Roj Osa meets Rob Mazurek – Beton Kino | The Quietus

Roj Osa meets Rob Mazurek

Beton Kino

Croatian brothers Alen and Nenad Sinkauz meet the Chicago cornet player for some interstellar sonics played live in brutalist venues

Before even pressing play on Beton Kino, Danijel Žeželj’s cover draws you into the record’s crumbling post-industrial setting. The popping blood-red colour, angular lines of the title’s font and slabs of black-and-white concrete are so vivid you can almost hear them: grimy guitar riffs, arrhythmic percussion, oblique electronics and expansive trumpet yelps reverberating in abandoned brutalist architectures.

For the past two decades, Roj Osa’s bassist Alen and guitarist Nenad Sinkauz have been among the hardest-working musicians in the small yet solid Croatian outré music scene. Originally active through the noisy post-rock group East Rodeo in the 2000s, the brothers have since scored films, helmed speculatively futuristic audiovisual groups (Day Of The Year), contributed to multimedia projects and installations and launched their own experimental/improvised music festival (AudioArt in Pula). Yet, the Sinkauz brothers’ work stubbornly eluded documentation, as if it were meant to be experienced only in the moment.

In 2022, following the launch of their own label, Kopaton Records, and the formation of the trio Roj Osa with drummer Marco Quarantotto, the ephemera of their continued praxis finally started taking a more solid shape. Roj Osa’s 2023 debut, Azbestni Krovovi (‘Asbestos Roofs’), focused the brothers’ appreciation for voluminous compositions into a more claustrophobic industrial space.

Beton Kino emerges amidst similar socrealist bleakness and disassembled rock, but Rob Mazurek’s predilection for interstellar sonics and psychedelia soon makes them all venture outward.
Unlike many post-internet age collaborations, the US trumpeter and Roj Osa worked together in the flesh in November 2024, recording across multiple concerts and a four-day residency at Split Youth Center’s venue Beton Kino, from which the album gets its name. That the music was conceived live is evident right from the first sequences of ‘Rustroot’, as electronics and trumpet bursts start to circle and flicker like fireflies against a factory hall’s oily black canvas. Even in lowercase cuts like this one, there is spontaneous creation and camaraderie that can only be born from collective interactions.

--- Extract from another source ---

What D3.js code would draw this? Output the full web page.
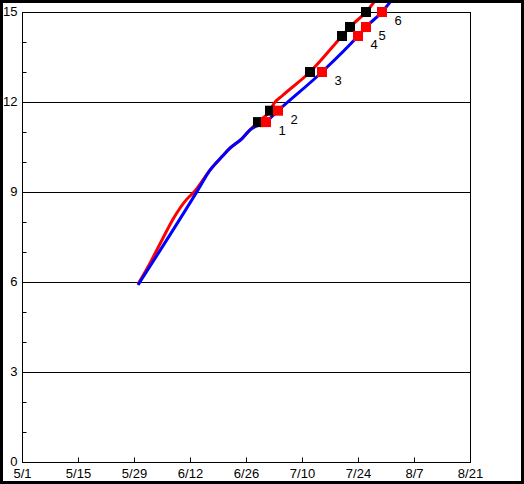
<!DOCTYPE html>
<html lang="en">
<meta charset="utf-8">
<title>Progress chart</title>
<style>
  body { margin: 0; background: #fff; }
  text { font-family: "Liberation Sans", Arial, sans-serif; font-size: 13px; fill: #000; }
</style>
<body>
<script src="https://d3js.org/d3.v7.min.js"></script>
<script>
  // x tick labels (every two weeks)
  var xTickLabels = ["5/1", "5/15", "5/29", "6/12", "6/26", "7/10", "7/24", "8/7", "8/21"];

  // blue series
  var blueDates = ["5/30", "6/14", "6/17", "6/20", "6/22", "6/25", "6/27", "7/1", "7/4", "7/15", "7/24", "7/26", "7/30", "8/2"];
  var blueValues = [5.9, 9.07, 9.73, 10.18, 10.46, 10.78, 11.07, 11.34, 11.71, 13.0, 14.2, 14.5, 15.0, 15.5];

  // red series
  var redDates = ["5/30", "6/2", "6/5", "6/8", "6/11", "6/13", "6/17", "6/20", "6/22", "6/25", "6/27", "6/29", "7/2", "7/3", "7/5", "7/12", "7/20", "7/22", "7/26", "7/29"];
  var redValues = [5.93, 6.63, 7.4, 8.15, 8.73, 9.0, 9.73, 10.18, 10.46, 10.78, 11.07, 11.33, 11.71, 11.95, 12.2, 13.0, 14.2, 14.5, 15.0, 15.5];

  // milestone markers
  var blackMarkerDates = ["6/29", "7/2", "7/12", "7/20", "7/22", "7/26"];
  var redMarkerDates = ["7/1", "7/4", "7/15", "7/24", "7/26", "7/30"];
  var markerValues = [11.33, 11.71, 13.0, 14.2, 14.5, 15.0];
  var markerLabels = ["1", "2", "3", "4", "5", "6"];

  var W = 524, H = 484;
  var margin = { top: 12, right: 54, bottom: 22, left: 22 },
    width = W - margin.left - margin.right,
    height = H - margin.top - margin.bottom;

  var parseDate = d3.timeParse("%m/%d");

  var x = d3.scaleTime()
    .domain([parseDate("5/1"), parseDate("8/21")])
    .range([0, width]);
  var y = d3.scaleLinear().domain([0, 15]).range([height, 0]);

  var svg = d3.select("body").append("svg")
    .attr("width", W)
    .attr("height", H);

  var g = svg.append("g")
    .attr("transform", "translate(" + margin.left + "," + margin.top + ")");

  // horizontal grid lines every 3
  g.selectAll(".grid")
    .data([3, 6, 9, 12])
    .enter().append("line")
    .attr("x1", 0).attr("x2", width)
    .attr("y1", function(d) { return Math.round(y(d)) + 0.5; })
    .attr("y2", function(d) { return Math.round(y(d)) + 0.5; })
    .attr("stroke", "#000");

  // plot frame
  g.append("rect")
    .attr("x", 0.5).attr("y", 0.5)
    .attr("width", width).attr("height", height)
    .attr("fill", "none").attr("stroke", "#000");

  // X axis, ticks pointing inward
  var xAxis = g.append("g")
    .attr("transform", "translate(0," + (height + 0.5) + ")")
    .call(d3.axisBottom(x)
      .tickValues(xTickLabels.map(parseDate))
      .tickFormat(d3.timeFormat("%-m/%-d"))
      .tickSizeInner(-5).tickSizeOuter(0).tickPadding(6));
  xAxis.select(".domain").remove();
  xAxis.attr("font-size", null).attr("font-family", null);

  // Y axis, minor ticks every 1, labels every 3
  var yAxis = g.append("g")
    .attr("transform", "translate(0.5,0)")
    .call(d3.axisLeft(y)
      .tickValues(d3.range(0, 16))
      .tickFormat(function(d) { return d % 3 === 0 ? d : ""; })
      .tickSizeInner(-4).tickSizeOuter(0).tickPadding(5));
  yAxis.select(".domain").remove();
  yAxis.attr("font-size", null).attr("font-family", null);
  yAxis.selectAll("text").attr("dy", "0.25em");

  var line = d3.line()
    .curve(d3.curveMonotoneX)
    .x(function(d) { return x(d[0]); })
    .y(function(d) { return y(d[1]); });

  var redData = redDates.map(function(d, i) { return [parseDate(d), redValues[i]]; });
  var blueData = blueDates.map(function(d, i) { return [parseDate(d), blueValues[i]]; });

  g.append("path")
    .datum(redData)
    .attr("fill", "none").attr("stroke", "#f00")
    .attr("stroke-width", 3).attr("stroke-linejoin", "round")
    .attr("d", line);

  g.append("path")
    .datum(blueData)
    .attr("fill", "none").attr("stroke", "#00f")
    .attr("stroke-width", 3).attr("stroke-linejoin", "round")
    .attr("d", line);

  // markers
  var s = 10;
  g.selectAll(".mk-black")
    .data(blackMarkerDates)
    .enter().append("rect")
    .attr("x", function(d) { return x(parseDate(d)) - s / 2; })
    .attr("y", function(d, i) { return y(markerValues[i]) - s / 2; })
    .attr("width", s).attr("height", s)
    .attr("fill", "#000");

  g.selectAll(".mk-red")
    .data(redMarkerDates)
    .enter().append("rect")
    .attr("x", function(d) { return x(parseDate(d)) - s / 2; })
    .attr("y", function(d, i) { return y(markerValues[i]) - s / 2; })
    .attr("width", s).attr("height", s)
    .attr("fill", "#f00");

  g.selectAll(".mk-label")
    .data(redMarkerDates)
    .enter().append("text")
    .attr("x", function(d) { return x(parseDate(d)) + 16; })
    .attr("y", function(d, i) { return y(markerValues[i]) + 13; })
    .attr("text-anchor", "middle")
    .text(function(d, i) { return markerLabels[i]; });

  // outer frame
  svg.append("rect")
    .attr("x", 1.5).attr("y", 1.5)
    .attr("width", W - 3).attr("height", H - 3)
    .attr("fill", "none").attr("stroke", "#000").attr("stroke-width", 3);
</script>
</body>
</html>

Compared to the muted, cautious opener, ‘Stone Sage’ sees the group kick into higher gear. Mazurek gives his lungs a proper stretch with elongated and ever more forceful brass licks that help Roj Osa expand their sparse industrial ambient into a dizzying sense of vastness. Over the next three pieces, ‘Dandelion’, ‘Asphalt Henbane’ and ‘Chickweed Crossroads’, they grow a lush forest in the ruins of a post-apocalyptic city, allowing verdant colours to seep through the cracks in oppressive concrete. The march of kick drums is supplanted by the light dance of cymbals. Synths and guitars straighten their jagged riffs into flowing melodies. And Mazurek roams around like a songbird flying through a jungle, alternating gorgeous, stretching trumpet and cornet phrases with wild vocalisations and chime textures. It all ends up in the sort of American primitive ambience that wouldn’t feel out of place on Bob Holmes’s Across The Horizon project.

Like on his other 2025 releases – the solo album Nestor’s Nest, the collaboration with Italian musician Alberto Novello Sun Eaters, and the latest Chicago Underground Duo – Mazurek’s playing is abstract and exploratory here, interlaced with Roj Osa’s elusive figures in a way that’s reminiscent of vocalist Isabelle Duthoit’s flow on her stunning recent collab with the Sinkauz brothers, Circuit Breath. Then, a sudden change in energy.

Recorded at the Vintage Industrial Bar in Zagreb, the triptych ‘Nettle’/’Smokestack Ivy’/’Where Is Gogi’ turns Roj Osa and Rob Mazurek into a raucous jazz-rock outfit. The Sinkauz brothers and Quarantotto lay down straighter, swinging and grooving patterns. Meanwhile, Mazurek reaches for his Exploding Star Orchestra repertoire of cosmic licks to try and follow them, inserting himself forcefully into their tight rhythms. Like the venue – whose decor screams hard rock with its wood-decked bars and sleazy vibe – these cuts are hard-driving and restless, post-rock crescendos gone scorched earth.

This plateau of intensity would have been a good place to end the album – a rowdy party in the ashes of the old world – but the group fall back into the mellow nocturnal figures and Nadja-esque guitar fuzz of closer ‘Bleeding Concrete’, which seems both oddly out of place and just the drop of comfort you need after a wild ride like Beton Kino.